If you zoom out to the clinic or health system as the “receiver,” POCT alters the network information dynamics:

  • Triage and routing: A same-visit result enables immediate routing (admit vs discharge, specialist referral, isolation vs no isolation). That is, the system can classify patients into the right “queues” with fewer ambiguous cases clogging intermediate states.

  • Queue stability: In queuing theory, delayed information about job type leads to inefficient scheduling. Real-time classification (POCT) reduces the entropy of the queue composition, enabling more stable throughput.
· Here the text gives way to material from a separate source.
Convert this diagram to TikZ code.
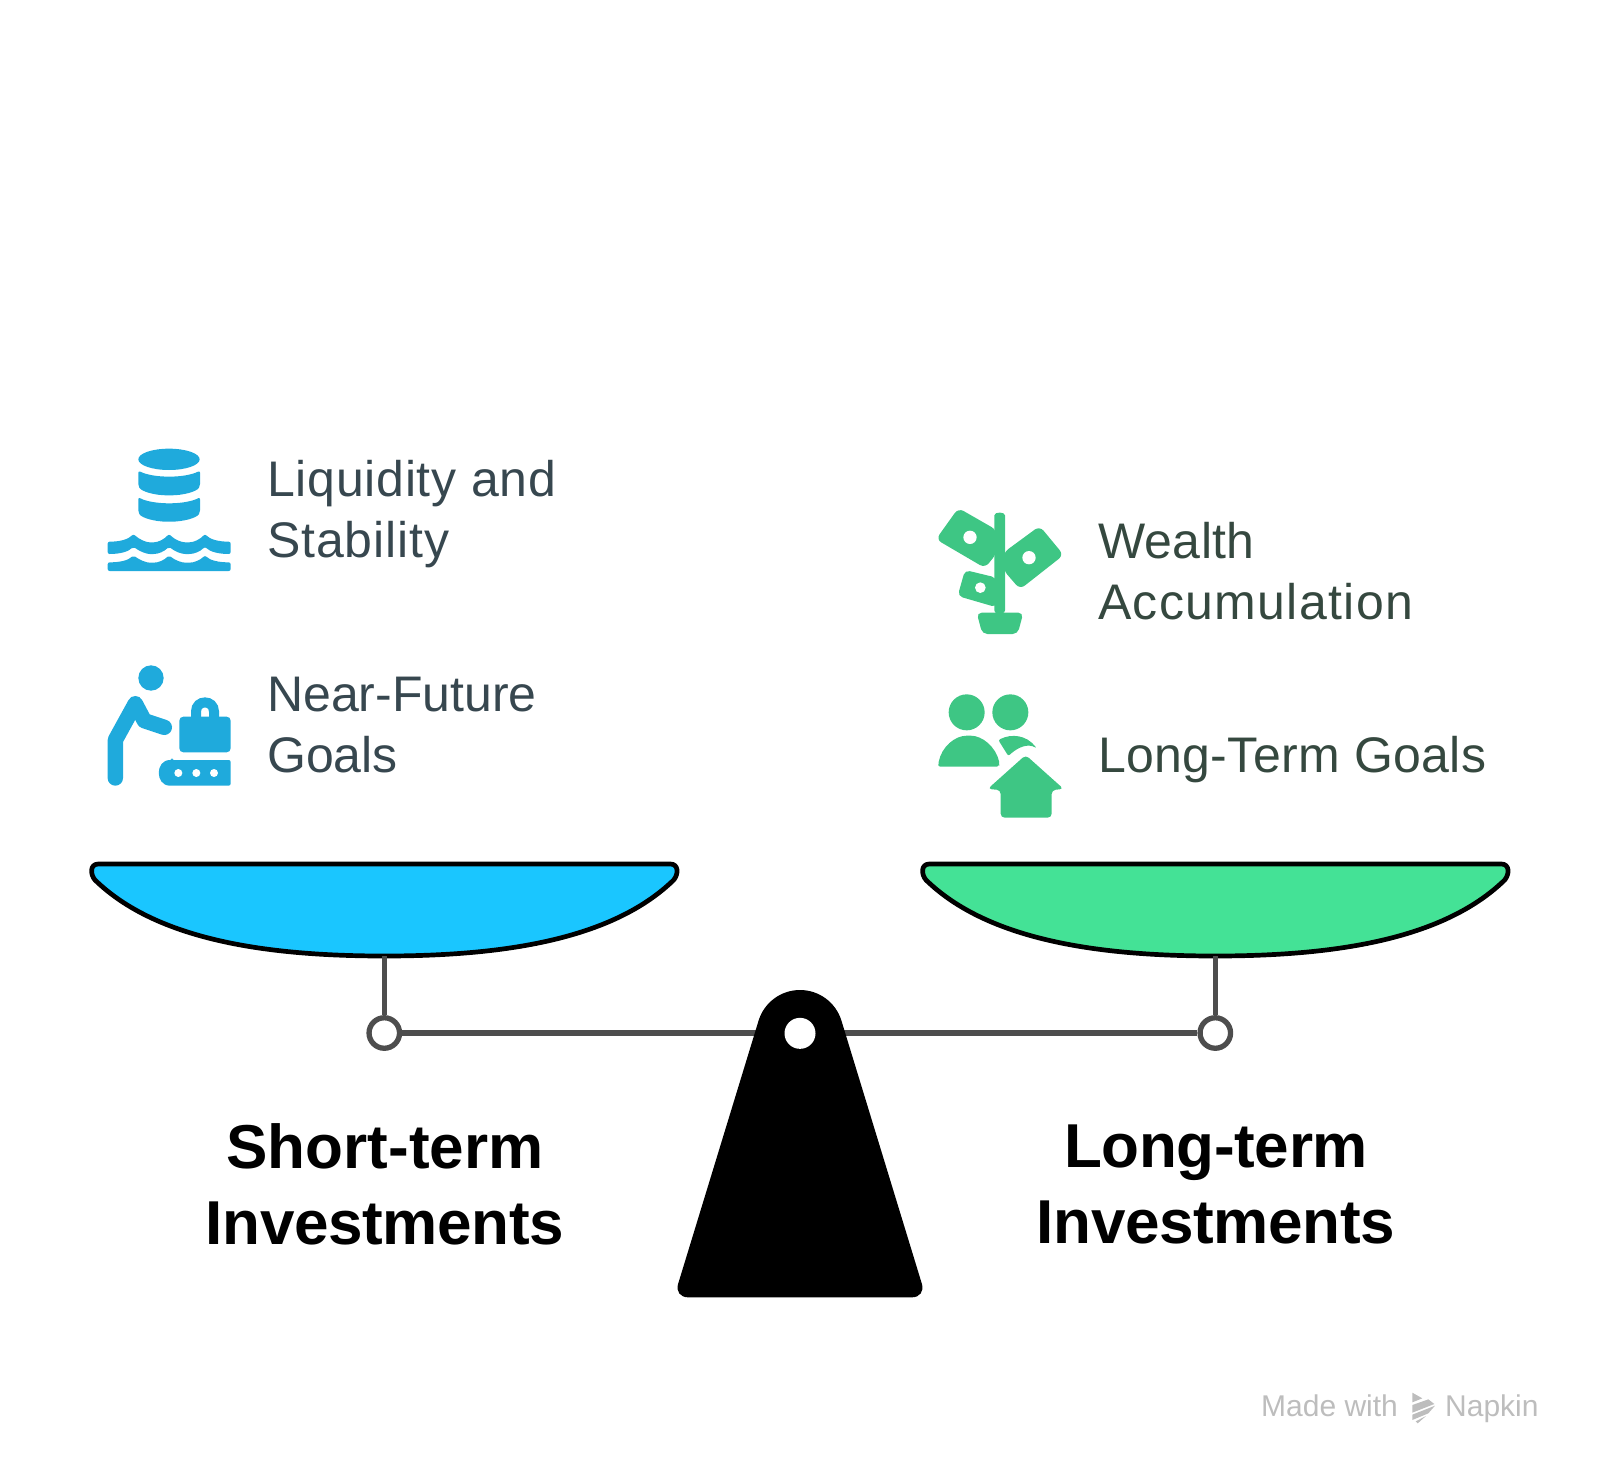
\documentclass[tikz,border=0pt]{standalone}
\usepackage{fontspec}
\setmainfont{Liberation Sans}
\definecolor{iblue}{HTML}{1FAADC}
\definecolor{igreen}{HTML}{3EC684}
\definecolor{panblue}{HTML}{1AC6FF}
\definecolor{pangreen}{HTML}{44E296}
\definecolor{beam}{HTML}{4D4D4D}
\definecolor{txtblue}{HTML}{37474F}
\definecolor{txtgreen}{HTML}{35483F}
\definecolor{wm}{HTML}{BDBDBD}
\newcommand{\lspace}[2]{{\addfontfeature{LetterSpace=#1}#2}}
\tikzset{
  zoomed/.style={shift={(#1)},scale=1/3},
  pivot/.style={circle,draw=beam,fill=white,line width=5.3pt,minimum size=30.5pt,inner sep=0pt},
  rod/.style={draw=beam,line width=5.3pt},
  itemtext/.style={inner sep=0pt,align=left,font=\fontsize{50}{61.5}\selectfont,anchor=west},
  headtext/.style={inner sep=0pt,align=center,font=\fontsize{62}{76}\selectfont\bfseries,anchor=center,text=black},
  wmtext/.style={inner sep=0pt,anchor=base west,text=wm,font=\fontsize{30}{36}\selectfont},
  panshape/.style={draw=black,line width=4.7pt,line join=round,fill=#1}
}
\newcommand{\panpath}{(55,42) -- (1771,42) .. controls (1796,42) and (1796,72) .. (1781,90)
  .. controls (1596,270) and (1266,318) .. (913,318)
  .. controls (560,318) and (230,270) .. (45,90)
  .. controls (30,72) and (30,42) .. (55,42) -- cycle}
\begin{document}
\begin{tikzpicture}[x=1pt,y=-1pt]
\useasboundingbox (0,0) rectangle (1600,1477);
% pans
\begin{scope}[zoomed={80,850}]
  \path[panshape=panblue] \panpath;
\end{scope}
\begin{scope}[zoomed={911,850}]
  \path[panshape=pangreen] \panpath;
\end{scope}
\coordinate (panLb) at (384.3,956);
\coordinate (panRb) at (1215.3,956);
\node[pivot] (pivL) at (384.3,1033) {};
\node[pivot] (pivR) at (1215.3,1033) {};
\draw[rod] (panLb) -- (pivL);
\draw[rod] (panRb) -- (pivR);
\draw[rod] (pivL) -- (pivR);
% fulcrum
\begin{scope}[zoomed={660,970}]
  \fill[black,rounded corners=14pt] (295.6,152.3) -- (42,982) -- (798,982) [sharp corners] -- (544.4,152.3)
    .. controls (527.8,97.5) and (477.3,60) .. (420,60)
    .. controls (362.7,60) and (312.2,97.5) .. (295.6,152.3) -- cycle;
  \coordinate (hole) at (420,190);
\end{scope}
\node[circle,fill=white,minimum size=31pt,inner sep=0pt] (holeN) at (hole) {};
% icon 1 database + waves
\begin{scope}[zoomed={90,430},iblue]
  \fill (237,88) ellipse [x radius=92,y radius=32];
  \fill[rounded corners=2pt] (145,122) .. controls (190,145) and (285,145) .. (330,122) -- (330,168)
    .. controls (320,185) and (280,196) .. (237,196) .. controls (195,196) and (155,185) .. (145,168) -- cycle;
  \fill[rounded corners=2pt] (145,202) .. controls (190,225) and (285,225) .. (330,202) -- (330,247)
    .. controls (320,264) and (280,275) .. (237,275) .. controls (195,275) and (155,264) .. (145,247) -- cycle;
  \fill[rounded corners=2pt] (53,335) .. controls (90,335) and (115,328) .. (130,312)
    .. controls (150,330) and (170,337) .. (185,337) .. controls (205,337) and (222,328) .. (237,312)
    .. controls (255,330) and (275,337) .. (292,337) .. controls (312,337) and (330,328) .. (345,312)
    .. controls (360,328) and (385,335) .. (422,335) -- (422,372)
    .. controls (385,372) and (360,365) .. (345,350)
    .. controls (330,365) and (312,372) .. (292,372) .. controls (275,372) and (255,365) .. (237,350)
    .. controls (222,365) and (205,372) .. (185,372) .. controls (170,372) and (150,365) .. (130,350)
    .. controls (115,365) and (90,372) .. (53,372) -- cycle;
  \fill[rounded corners=2pt] (53,397) .. controls (90,397) and (115,391) .. (130,376)
    .. controls (150,391) and (170,398) .. (185,398) .. controls (205,398) and (222,391) .. (237,376)
    .. controls (255,391) and (275,398) .. (292,398) .. controls (312,398) and (330,391) .. (345,376)
    .. controls (360,391) and (385,397) .. (422,397) -- (422,423) -- (53,423) -- cycle;
\end{scope}
% icon 2 person and bag
\begin{scope}[zoomed={90,650},iblue]
  \fill (183,84) circle [radius=38];
  \draw[line width=15.4pt,line cap=round,line join=round] (76,384) -- (76,270) -- (136,161) -- (163,212) -- (223,232);
  \fill[rounded corners=4pt] (268,200) rectangle (422,307);
  \draw[line width=10pt] (318,205) -- (318,185) .. controls (318,148) and (372,148) .. (372,185) -- (372,205);
  \fill[rounded corners=2pt] (246,330) -- (422,330) -- (422,407) -- (246,407) .. controls (195,407) and (195,330) .. (246,330) -- cycle;
  \fill[white] (265,369) circle [radius=12] (319,369) circle [radius=12] (372,369) circle [radius=12];
\end{scope}
% icon 3 money tree
\begin{scope}[zoomed={925,500},igreen]
  \fill[rounded corners=3pt] (208,340) -- (208,55) .. controls (208,35) and (240,35) .. (240,55) -- (240,340) -- cycle;
  \fill[rounded corners=5pt] (155,338) -- (295,338) -- (278,402) -- (172,402) -- cycle;
  \fill[rounded corners=6pt] (100,24) -- (215,90) -- (215,160) -- (180,204) -- (33,118) -- cycle;
  \fill[rounded corners=6pt] (344,78) -- (416,165) -- (285,268) -- (235,210) -- (235,158) -- cycle;
  \fill[rounded corners=5pt] (120,210) -- (215,233) -- (215,322) -- (98,288) -- cycle;
  \fill[white] (135,112) circle [radius=20] (312,173) circle [radius=20] (166,263) circle [radius=16];
\end{scope}
% icon 4 people and house
\begin{scope}[zoomed={925,685},igreen]
  \fill (125,82) circle [radius=54] (256,82) circle [radius=54];
  \fill[rounded corners=2pt] (40,245) -- (40,236) .. controls (50,185) and (90,152) .. (131,152)
    .. controls (172,152) and (212,185) .. (224,236) -- (222,245) -- cycle;
  \fill[rounded corners=2pt] (220,165) .. controls (260,145) and (305,150) .. (335,190)
    .. controls (310,175) and (280,185) .. (250,213) -- cycle;
  \fill[rounded corners=4pt] (302,210) -- (416,312) -- (380,315) -- (380,398) -- (227,398) -- (227,315) -- (188,312) -- cycle;
\end{scope}
% texts
\node[itemtext,text=txtblue] (t1) at (267,514) {\lspace{1.5}{Liquidity and}\\\lspace{1.7}{Stability}};
\node[itemtext,text=txtblue] (t2) at (267,725) {Near-Future\\Goals};
\node[itemtext,text=txtgreen] (t3) at (1098,571) {\lspace{0.7}{Wealth}\\\lspace{2.7}{Accumulation}};
\node[itemtext,text=txtgreen] (t4) at (1098,760) {\lspace{0.7}{Long-Term Goals}};
\node[headtext] (h1) at (385,1184) {Short-term\\\lspace{-0.6}{Investments}};
\node[headtext] (h2) at (1216,1184) {\lspace{-0.55}{Long-term}\\\lspace{-0.6}{Investments}};
% watermark
\node[wmtext] (w1) at (1261,1416) {Made with};
\node[wmtext] (w2) at (1445,1416) {Napkin};
\begin{scope}[zoomed={1240,1370},wm]
  \fill (517,68) -- (547,85) -- (517,97) -- cycle;
  \fill (517,105) -- (565,88) -- (583,102) -- (517,128) -- cycle;
  \fill (517,134) -- (585,107) -- (565,130) -- (517,150) -- cycle;
  \fill (527,154) -- (558,138) -- (533,160) -- cycle;
\end{scope}
\end{tikzpicture}
\end{document}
Shannon-wise: you’re increasing the information available to the scheduler (front desk, bed manager, nurse team) at the time they must make allocation decisions. That can reduce system-level “congestion noise” (misallocated resources, unnecessary revisits), even if at the patient level you’ve only moved the test up by hours.


8. When POCT is not better in info terms

For completeness, there are regimes where POCT is not an improvement from a strict Shannon/decision standpoint:

  • If the POCT device has meaningfully worse sensitivity/specificity, its mutual information I(D;T_POCT) may be lower than I(D;T_lab).

  • If the POCT environment introduces new noise (poor training, frequent operator error, bad quality control), then conditional on S you may have more residual uncertainty H(D|S,T_POCT) than with lab-based testing.

  • If the clinical situation is not time sensitive and follow-up is robust (e.g., stable outpatient thyroid testing in a highly adherent population), then much of the advantage in terms of erasures, dynamics, and feedback evaporates, and you’re left mainly with cost and logistics.

So the information-theoretic argument for POCT is strongest where:

  • The disease dynamics are nontrivial over short time scales;

  • Follow-up channels (phone, portal) are unreliable;

  • The initial encounter is a rich information environment that benefits from feedback-driven refinement; and

  • The POCT device’s analytic information content is comparable to the central lab.


9. How you might phrase this for a XYZ-style white paper

If you ever want to operationalize this for your client, the punchlines could be framed roughly as:

  • POCT is not just “faster lab”; it is a higher-value protocol for using lab information. It converts a one-way, delayed message into a live, feedback-driven interaction between patient, physician, and test.

  • That protocol:

    • Increases the effective information yield per encounter via sequential, targeted questioning and testing.

    • Reduces information loss from missed follow-up and patient non-contact (erasure channel).

    • Protects diagnostic signal from cognitive/contextual noise by interpreting results in the full fidelity of the live encounter.

    • Aligns the timing of information with disease dynamics, so the same bits lead to higher expected clinical utility.

    • Improves the fidelity of communication to the patient, raising the mutual information between physician intent and patient behavior.

All of which are much stronger claims than “the result is back before lunch,” and they’re quite defensible in a Shannon-plus-modern-decision-theory frame.